Clutter: An Untidy History by Jennifer Howard

Clutter: An Untidy History by Jennifer Howard

Author:Jennifer Howard [Howard, Jennifer]
Language: eng
Format: epub
ISBN: 9781953368096
Google: Wi9ZzgEACAAJ
Publisher: Belt Publishing
Published: 2022-01-04T23:20:47.370953+00:00


The Beecher sisters’ manual and Isabella Beeton’s blockbuster stand as two of the most famous examples of what was (and still is) a thriving market for domestic-economy books, though marketers wouldn’t use the term today. The Schlesinger Library, part of the Radcliffe Institute for Advanced Study at Harvard University, maintains an extensive collection of 19th-century advice manuals. A search for “household management” turns up 433 entries, including various editions of Mrs. Beeton’s book, but less-famous alternatives and competitors abound, published in both the UK and the United States.

I pulled together a few favorites, omitting some of the lengthy descriptive subtitles that spell out every subsection and category of domestic life covered in each book:

The complete home: an encyclopedia of domestic life and affairs, by Julia McNair Wright (1879)

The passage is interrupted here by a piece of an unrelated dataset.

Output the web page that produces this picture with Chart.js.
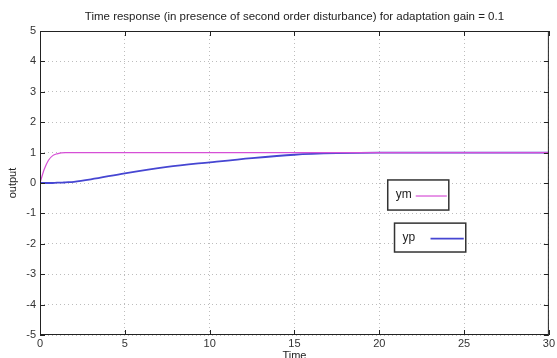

First principles of household management and cookery: a textbook for schools and families, by Maria Parloa (1882)

Miss Corson’s practical American cookery and household management, by Juliet Corson (c. 1885)

Mrs. Parker’s complete housekeeper: a system of household management for all who wish to live well at a moderate cost, by Eliza R. Parker (1888)

The 19th- and early-20th-century popularity of such domestic advice books feels very contemporary. Over the decades, though, the “Waste-not, want-not” ethos behind them got lost in the consumerist race to accumulate.

As historian Susan Strasser explains in Waste and Want, much of the early advice aimed at housekeepers focused on how to make the most use of limited resources. “Without trash collectors or much cash for purchases, most nineteenth-century American women had to make do with whatever was at hand instead of solving problems with products,” she writes. “Books of advice for farm women and urban housekeepers were full of ideas for using stored materials.”

Coal ashes, corncobs, even tea leaves could be put to good use. (Used tea leaves would “brighten the looks of a carpet, and prevent dust.”) What would a 19th-century housewife make of contemporary clutter? The current emphasis on purging and discarding excess items would likely appall a reader of 19th-century advice manuals.

I see glimmers of hope in the recent popularity of the mantra “Reduce, reuse, recycle.” Even though it’s deployed most often by relatively affluent and eco-conscious consumers, who have the means and time to put it into practice, it points the way to reclaiming the “Waste not, want not” spirit that animated much of the counsel shared by Mrs. Beeton and her contemporary advice mavens. Yesterday’s thriftiness has become today’s sustainability.